Prove this Using Mathemetical Induction

The basic principal of induction says....prove it that 1 works, assume it works for k and then prove that it works for k+1.

The reasoning behind induction is as follows. If you showed the things above, then if it works for 1, you proved that it works for 2 since 2 is 1 more than 1. And if it works for 2, then it works for 2+1 or 3....and if it works for 3, then it works for 3+1 or 4......and so on for all integers. You do have to show the first one works and then prove that 1 more than the previous term works so you can build this recursive situation.

 

Now to your particular situation:

1

∑      4n+1 = 1 + 5 = 6       using the formula you get (1+1)(2*1+1) = 2*3 = 6 so this works for n=1

n=0

 

Assume

k

∑       4n+1 = (k+1)(2k+1)

n=0

 

PROVE

k+1

∑          4n+1 = (k+1 +1)(2(k+1) +1) = (k+2)(2k+3)

n=0

 

So,

1+5+9+.....(4k+1) + [4(k+1) +1] is what the summation symbol of what we want to prove means.
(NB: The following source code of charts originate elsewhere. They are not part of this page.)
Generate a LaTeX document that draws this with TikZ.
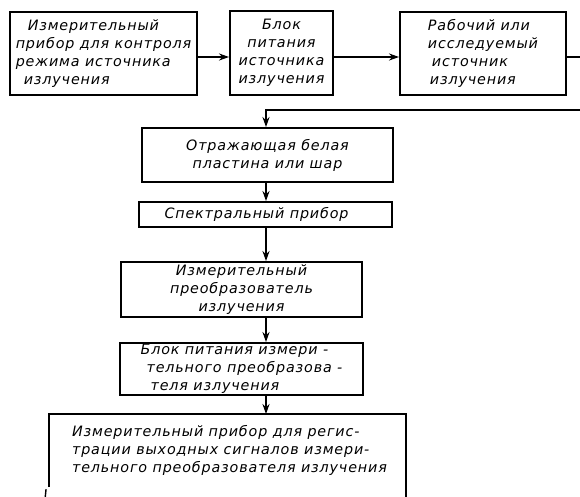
\documentclass[tikz,border=0pt]{standalone}
\usepackage{fontspec}
\setmainfont{DejaVu Sans}[LetterSpace=6]
\usetikzlibrary{arrows.meta,calc}
\tikzset{
  x=1pt,y=-1pt,
  blk/.style={draw,line width=1.9pt,inner sep=0pt,font=\fontsize{14.3}{18}\selectfont\itshape},
  conn/.style={line width=1.5pt},
  arr/.style={conn,-{Stealth[length=10pt,width=7pt]}}
}
\begin{document}
\begin{tikzpicture}
\useasboundingbox (0,0) rectangle (580,496);
\fill[white] (0,0) rectangle (580,496);
% top row
\node[blk,minimum width=187pt,minimum height=83pt,align=left] (b1) at (103.5,53.5)
  {\hspace*{12pt}Измерительный\\прибор для контроля\\режима источника\\\hspace*{8pt}излучения};
\node[blk,minimum width=103pt,minimum height=84pt,align=center] (b2) at (281.5,53)
  {Блок\\питания\\источника\\излучения};
\node[blk,minimum width=166pt,minimum height=83pt,align=left] (b3) at (483,53.5)
  {Рабочий или\\исследуемый\\\hspace*{4pt}источник\\\hspace*{2pt}излучения};
% column
\node[blk,minimum width=251pt,minimum height=54pt,align=center] (b4) at (267.5,155)
  {Отражающая белая\\пластина или шар};
\node[blk,minimum width=253pt,minimum height=25pt,align=left] (b5) at (265.5,214.5)
  {Спектральный прибор\hspace*{18pt}};
\node[blk,minimum width=241pt,minimum height=55pt,align=center] (b6) at (241.5,289.5)
  {Измерительный\\преобразователь\\излучения};
\node[blk,minimum width=243pt,minimum height=52pt,align=left] (b7) at (241.5,369)
  {Блок питания измери -\\\hspace*{6pt}тельного преобразова -\\\hspace*{10pt}теля излучения};
\node[blk,draw=none,minimum width=355pt,minimum height=70pt,align=left] (b8) at (227.5,450)
  {\hspace*{4pt}Измерительный прибор для регис-\\\hspace*{4pt}трации выходных сигналов измери-\\\hspace*{4pt}тельного преобразователя излучения};
\draw[line width=1.9pt] ($(b8.north west)+(0,73)$) -- (b8.north west) -- (b8.north east) -- ($(b8.north east)+(0,90)$);
\draw[line width=1.4pt] ($(b8.north west)+(-3,75)$) -- ($(b8.north west)+(-4,85)$);
% connectors
\coordinate (ax) at (266,0);
\coordinate (out) at (582,57);
\coordinate (back) at (582,110);
\draw[arr] (b1.east |- 0,57) -- (b2.west |- 0,57);
\draw[arr] (b2.east |- 0,57) -- (b3.west |- 0,57);
\draw[conn] (b3.east |- out) -- (out);
\draw[arr] (back) -- (ax |- back) -- (ax |- b4.north);
\draw[arr] (ax |- b4.south) -- (ax |- b5.north);
\draw[arr] (ax |- b5.south) -- (ax |- b6.north);
\draw[arr] (ax |- b6.south) -- (ax |- b7.north);
\draw[arr] (ax |- b7.south) -- (ax |- b8.north);
\end{tikzpicture}
\end{document}
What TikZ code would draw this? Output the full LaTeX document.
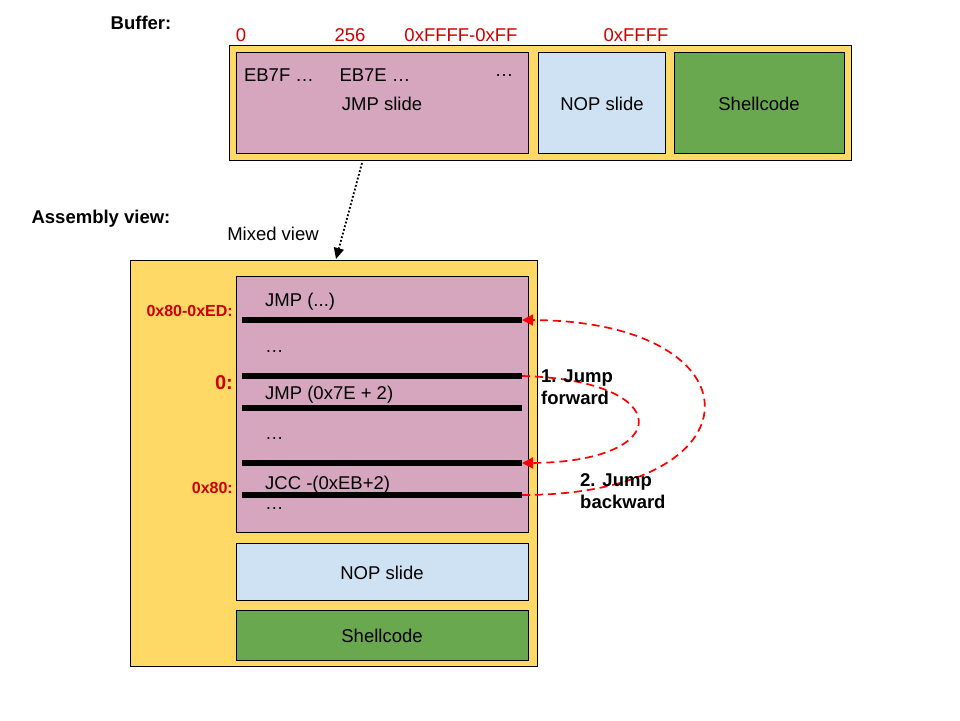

We can now take what we assumed and replace all but the last term with our assumption to get....

 

k

∑        4n+1         + [4(k+1)+1]     which is      (k+1)(2k+1)     + [4k+5]

n=0

 

That's 2k²+3k+1   +4k+5     or

 

2k²+7k+6 which factors into

(k+2)(2k+3).

 

When you plug k+1 into the formula you're trying to prove you get (k+1+1)(2(k+1)+1) = the same thing.

So you're done.

 

Hope this makes some sense to you.